◆ **WHAT IS ASKED**:
Could you output each line of the data that follows exactly?

◆ **SUPPLIED DATA**:

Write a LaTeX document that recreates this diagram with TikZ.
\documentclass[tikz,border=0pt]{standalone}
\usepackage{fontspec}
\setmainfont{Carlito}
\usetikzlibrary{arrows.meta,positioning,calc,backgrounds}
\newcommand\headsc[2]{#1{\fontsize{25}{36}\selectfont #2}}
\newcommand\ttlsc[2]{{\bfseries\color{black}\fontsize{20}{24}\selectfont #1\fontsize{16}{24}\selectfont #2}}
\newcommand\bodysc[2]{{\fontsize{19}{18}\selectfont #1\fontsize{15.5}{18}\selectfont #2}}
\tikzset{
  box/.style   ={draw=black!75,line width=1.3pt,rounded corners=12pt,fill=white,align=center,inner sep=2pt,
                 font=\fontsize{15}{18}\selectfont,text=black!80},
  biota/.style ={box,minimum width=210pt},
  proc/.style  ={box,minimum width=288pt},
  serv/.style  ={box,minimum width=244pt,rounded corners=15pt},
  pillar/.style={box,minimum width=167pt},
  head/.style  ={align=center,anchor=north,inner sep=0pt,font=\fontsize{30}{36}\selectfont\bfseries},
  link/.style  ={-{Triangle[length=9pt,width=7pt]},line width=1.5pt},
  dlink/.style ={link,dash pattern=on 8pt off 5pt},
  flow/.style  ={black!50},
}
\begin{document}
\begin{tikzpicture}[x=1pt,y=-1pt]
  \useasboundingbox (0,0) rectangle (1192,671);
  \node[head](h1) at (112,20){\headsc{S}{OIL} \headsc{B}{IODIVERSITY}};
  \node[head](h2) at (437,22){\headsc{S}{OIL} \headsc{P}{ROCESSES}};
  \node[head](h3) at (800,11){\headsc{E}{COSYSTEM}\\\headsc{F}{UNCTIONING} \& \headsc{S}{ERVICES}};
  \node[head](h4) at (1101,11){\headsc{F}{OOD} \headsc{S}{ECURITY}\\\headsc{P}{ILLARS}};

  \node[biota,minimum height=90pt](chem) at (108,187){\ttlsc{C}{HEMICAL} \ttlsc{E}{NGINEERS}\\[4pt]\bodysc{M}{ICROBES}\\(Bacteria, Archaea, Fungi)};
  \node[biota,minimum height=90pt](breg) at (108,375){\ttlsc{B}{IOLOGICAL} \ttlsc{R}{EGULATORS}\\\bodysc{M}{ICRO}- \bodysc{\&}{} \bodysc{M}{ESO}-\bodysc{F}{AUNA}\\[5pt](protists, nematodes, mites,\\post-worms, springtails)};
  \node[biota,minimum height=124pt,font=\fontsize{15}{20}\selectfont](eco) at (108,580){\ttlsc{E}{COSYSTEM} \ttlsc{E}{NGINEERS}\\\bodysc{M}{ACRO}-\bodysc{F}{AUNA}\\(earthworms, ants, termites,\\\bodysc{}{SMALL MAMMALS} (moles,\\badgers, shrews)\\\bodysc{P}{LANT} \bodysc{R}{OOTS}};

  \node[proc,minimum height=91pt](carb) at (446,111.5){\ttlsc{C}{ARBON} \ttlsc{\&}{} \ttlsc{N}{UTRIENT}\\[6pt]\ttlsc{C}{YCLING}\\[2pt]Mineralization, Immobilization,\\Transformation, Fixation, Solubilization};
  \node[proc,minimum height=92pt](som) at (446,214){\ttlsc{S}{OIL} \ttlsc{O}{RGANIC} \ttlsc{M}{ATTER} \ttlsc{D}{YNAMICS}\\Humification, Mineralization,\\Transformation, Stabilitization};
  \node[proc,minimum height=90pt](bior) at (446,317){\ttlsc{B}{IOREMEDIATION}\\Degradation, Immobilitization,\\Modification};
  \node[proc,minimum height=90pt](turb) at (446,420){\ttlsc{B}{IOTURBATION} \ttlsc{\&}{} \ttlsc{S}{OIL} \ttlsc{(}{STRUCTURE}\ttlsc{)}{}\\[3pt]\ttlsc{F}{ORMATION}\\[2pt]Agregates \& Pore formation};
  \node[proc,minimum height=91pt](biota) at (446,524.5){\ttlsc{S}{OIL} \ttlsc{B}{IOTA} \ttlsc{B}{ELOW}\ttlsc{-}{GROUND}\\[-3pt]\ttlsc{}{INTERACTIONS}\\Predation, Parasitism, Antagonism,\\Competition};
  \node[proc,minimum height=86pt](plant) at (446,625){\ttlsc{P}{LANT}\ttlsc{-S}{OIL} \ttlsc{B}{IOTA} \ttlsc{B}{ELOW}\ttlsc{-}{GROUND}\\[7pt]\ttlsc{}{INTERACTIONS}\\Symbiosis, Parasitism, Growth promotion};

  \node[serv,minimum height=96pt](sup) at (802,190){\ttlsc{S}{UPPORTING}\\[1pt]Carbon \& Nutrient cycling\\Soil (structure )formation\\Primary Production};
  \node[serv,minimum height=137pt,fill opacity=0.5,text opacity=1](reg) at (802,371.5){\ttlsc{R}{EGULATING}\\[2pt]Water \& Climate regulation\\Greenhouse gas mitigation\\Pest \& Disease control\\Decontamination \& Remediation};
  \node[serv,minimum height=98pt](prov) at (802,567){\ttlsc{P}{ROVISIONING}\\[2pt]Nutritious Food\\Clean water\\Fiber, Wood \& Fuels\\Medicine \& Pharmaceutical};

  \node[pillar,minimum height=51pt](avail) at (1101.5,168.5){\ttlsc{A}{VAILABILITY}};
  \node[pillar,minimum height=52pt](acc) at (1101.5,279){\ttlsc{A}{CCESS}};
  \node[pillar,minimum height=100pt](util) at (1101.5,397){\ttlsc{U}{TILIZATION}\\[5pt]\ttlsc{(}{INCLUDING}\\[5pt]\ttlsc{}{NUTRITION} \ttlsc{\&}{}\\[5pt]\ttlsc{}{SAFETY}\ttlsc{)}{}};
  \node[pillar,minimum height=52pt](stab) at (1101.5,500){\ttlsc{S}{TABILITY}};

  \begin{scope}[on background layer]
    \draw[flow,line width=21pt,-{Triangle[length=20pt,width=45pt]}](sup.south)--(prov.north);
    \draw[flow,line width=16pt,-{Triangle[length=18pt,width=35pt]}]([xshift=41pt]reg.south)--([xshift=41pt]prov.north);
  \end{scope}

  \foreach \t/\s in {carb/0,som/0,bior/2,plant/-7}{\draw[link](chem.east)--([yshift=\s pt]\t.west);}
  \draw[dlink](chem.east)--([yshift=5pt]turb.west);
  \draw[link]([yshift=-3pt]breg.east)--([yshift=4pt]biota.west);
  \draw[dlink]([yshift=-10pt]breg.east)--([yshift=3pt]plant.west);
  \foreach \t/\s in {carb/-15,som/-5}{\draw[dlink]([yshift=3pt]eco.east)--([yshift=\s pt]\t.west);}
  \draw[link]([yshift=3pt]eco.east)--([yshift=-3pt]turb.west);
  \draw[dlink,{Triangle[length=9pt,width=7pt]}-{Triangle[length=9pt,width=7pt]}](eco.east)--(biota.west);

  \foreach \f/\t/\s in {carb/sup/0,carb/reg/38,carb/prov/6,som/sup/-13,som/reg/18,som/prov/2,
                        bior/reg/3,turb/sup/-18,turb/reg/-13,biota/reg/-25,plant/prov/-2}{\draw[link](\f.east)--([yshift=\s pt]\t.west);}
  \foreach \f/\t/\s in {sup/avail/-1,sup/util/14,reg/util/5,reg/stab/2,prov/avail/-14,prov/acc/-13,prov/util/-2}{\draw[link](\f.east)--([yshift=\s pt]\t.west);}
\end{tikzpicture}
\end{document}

◆ **EXERCISE SOLUTION**:
Write a LaTeX document that recreates this diagram with TikZ.
\documentclass[tikz,border=0pt]{standalone}
\usepackage{fontspec}
\setmainfont{Carlito}
\usetikzlibrary{arrows.meta,positioning,calc,backgrounds}
\newcommand\headsc[2]{#1{\fontsize{25}{36}\selectfont #2}}
\newcommand\ttlsc[2]{{\bfseries\color{black}\fontsize{20}{24}\selectfont #1\fontsize{16}{24}\selectfont #2}}
\newcommand\bodysc[2]{{\fontsize{19}{18}\selectfont #1\fontsize{15.5}{18}\selectfont #2}}
\tikzset{
  box/.style   ={draw=black!75,line width=1.3pt,rounded corners=12pt,fill=white,align=center,inner sep=2pt,
                 font=\fontsize{15}{18}\selectfont,text=black!80},
  biota/.style ={box,minimum width=210pt},
  proc/.style  ={box,minimum width=288pt},
  serv/.style  ={box,minimum width=244pt,rounded corners=15pt},
  pillar/.style={box,minimum width=167pt},
  head/.style  ={align=center,anchor=north,inner sep=0pt,font=\fontsize{30}{36}\selectfont\bfseries},
  link/.style  ={-{Triangle[length=9pt,width=7pt]},line width=1.5pt},
  dlink/.style ={link,dash pattern=on 8pt off 5pt},
  flow/.style  ={black!50},
}
\begin{document}
\begin{tikzpicture}[x=1pt,y=-1pt]
  \useasboundingbox (0,0) rectangle (1192,671);
  \node[head](h1) at (112,20){\headsc{S}{OIL} \headsc{B}{IODIVERSITY}};
  \node[head](h2) at (437,22){\headsc{S}{OIL} \headsc{P}{ROCESSES}};
  \node[head](h3) at (800,11){\headsc{E}{COSYSTEM}\\\headsc{F}{UNCTIONING} \& \headsc{S}{ERVICES}};
  \node[head](h4) at (1101,11){\headsc{F}{OOD} \headsc{S}{ECURITY}\\\headsc{P}{ILLARS}};

  \node[biota,minimum height=90pt](chem) at (108,187){\ttlsc{C}{HEMICAL} \ttlsc{E}{NGINEERS}\\[4pt]\bodysc{M}{ICROBES}\\(Bacteria, Archaea, Fungi)};
  \node[biota,minimum height=90pt](breg) at (108,375){\ttlsc{B}{IOLOGICAL} \ttlsc{R}{EGULATORS}\\\bodysc{M}{ICRO}- \bodysc{\&}{} \bodysc{M}{ESO}-\bodysc{F}{AUNA}\\[5pt](protists, nematodes, mites,\\post-worms, springtails)};
  \node[biota,minimum height=124pt,font=\fontsize{15}{20}\selectfont](eco) at (108,580){\ttlsc{E}{COSYSTEM} \ttlsc{E}{NGINEERS}\\\bodysc{M}{ACRO}-\bodysc{F}{AUNA}\\(earthworms, ants, termites,\\\bodysc{}{SMALL MAMMALS} (moles,\\badgers, shrews)\\\bodysc{P}{LANT} \bodysc{R}{OOTS}};

  \node[proc,minimum height=91pt](carb) at (446,111.5){\ttlsc{C}{ARBON} \ttlsc{\&}{} \ttlsc{N}{UTRIENT}\\[6pt]\ttlsc{C}{YCLING}\\[2pt]Mineralization, Immobilization,\\Transformation, Fixation, Solubilization};
  \node[proc,minimum height=92pt](som) at (446,214){\ttlsc{S}{OIL} \ttlsc{O}{RGANIC} \ttlsc{M}{ATTER} \ttlsc{D}{YNAMICS}\\Humification, Mineralization,\\Transformation, Stabilitization};
  \node[proc,minimum height=90pt](bior) at (446,317){\ttlsc{B}{IOREMEDIATION}\\Degradation, Immobilitization,\\Modification};
  \node[proc,minimum height=90pt](turb) at (446,420){\ttlsc{B}{IOTURBATION} \ttlsc{\&}{} \ttlsc{S}{OIL} \ttlsc{(}{STRUCTURE}\ttlsc{)}{}\\[3pt]\ttlsc{F}{ORMATION}\\[2pt]Agregates \& Pore formation};
  \node[proc,minimum height=91pt](biota) at (446,524.5){\ttlsc{S}{OIL} \ttlsc{B}{IOTA} \ttlsc{B}{ELOW}\ttlsc{-}{GROUND}\\[-3pt]\ttlsc{}{INTERACTIONS}\\Predation, Parasitism, Antagonism,\\Competition};
  \node[proc,minimum height=86pt](plant) at (446,625){\ttlsc{P}{LANT}\ttlsc{-S}{OIL} \ttlsc{B}{IOTA} \ttlsc{B}{ELOW}\ttlsc{-}{GROUND}\\[7pt]\ttlsc{}{INTERACTIONS}\\Symbiosis, Parasitism, Growth promotion};

  \node[serv,minimum height=96pt](sup) at (802,190){\ttlsc{S}{UPPORTING}\\[1pt]Carbon \& Nutrient cycling\\Soil (structure )formation\\Primary Production};
  \node[serv,minimum height=137pt,fill opacity=0.5,text opacity=1](reg) at (802,371.5){\ttlsc{R}{EGULATING}\\[2pt]Water \& Climate regulation\\Greenhouse gas mitigation\\Pest \& Disease control\\Decontamination \& Remediation};
  \node[serv,minimum height=98pt](prov) at (802,567){\ttlsc{P}{ROVISIONING}\\[2pt]Nutritious Food\\Clean water\\Fiber, Wood \& Fuels\\Medicine \& Pharmaceutical};

  \node[pillar,minimum height=51pt](avail) at (1101.5,168.5){\ttlsc{A}{VAILABILITY}};
  \node[pillar,minimum height=52pt](acc) at (1101.5,279){\ttlsc{A}{CCESS}};
  \node[pillar,minimum height=100pt](util) at (1101.5,397){\ttlsc{U}{TILIZATION}\\[5pt]\ttlsc{(}{INCLUDING}\\[5pt]\ttlsc{}{NUTRITION} \ttlsc{\&}{}\\[5pt]\ttlsc{}{SAFETY}\ttlsc{)}{}};
  \node[pillar,minimum height=52pt](stab) at (1101.5,500){\ttlsc{S}{TABILITY}};

  \begin{scope}[on background layer]
    \draw[flow,line width=21pt,-{Triangle[length=20pt,width=45pt]}](sup.south)--(prov.north);
    \draw[flow,line width=16pt,-{Triangle[length=18pt,width=35pt]}]([xshift=41pt]reg.south)--([xshift=41pt]prov.north);
  \end{scope}

  \foreach \t/\s in {carb/0,som/0,bior/2,plant/-7}{\draw[link](chem.east)--([yshift=\s pt]\t.west);}
  \draw[dlink](chem.east)--([yshift=5pt]turb.west);
  \draw[link]([yshift=-3pt]breg.east)--([yshift=4pt]biota.west);
  \draw[dlink]([yshift=-10pt]breg.east)--([yshift=3pt]plant.west);
  \foreach \t/\s in {carb/-15,som/-5}{\draw[dlink]([yshift=3pt]eco.east)--([yshift=\s pt]\t.west);}
  \draw[link]([yshift=3pt]eco.east)--([yshift=-3pt]turb.west);
  \draw[dlink,{Triangle[length=9pt,width=7pt]}-{Triangle[length=9pt,width=7pt]}](eco.east)--(biota.west);

  \foreach \f/\t/\s in {carb/sup/0,carb/reg/38,carb/prov/6,som/sup/-13,som/reg/18,som/prov/2,
                        bior/reg/3,turb/sup/-18,turb/reg/-13,biota/reg/-25,plant/prov/-2}{\draw[link](\f.east)--([yshift=\s pt]\t.west);}
  \foreach \f/\t/\s in {sup/avail/-1,sup/util/14,reg/util/5,reg/stab/2,prov/avail/-14,prov/acc/-13,prov/util/-2}{\draw[link](\f.east)--([yshift=\s pt]\t.west);}
\end{tikzpicture}
\end{document}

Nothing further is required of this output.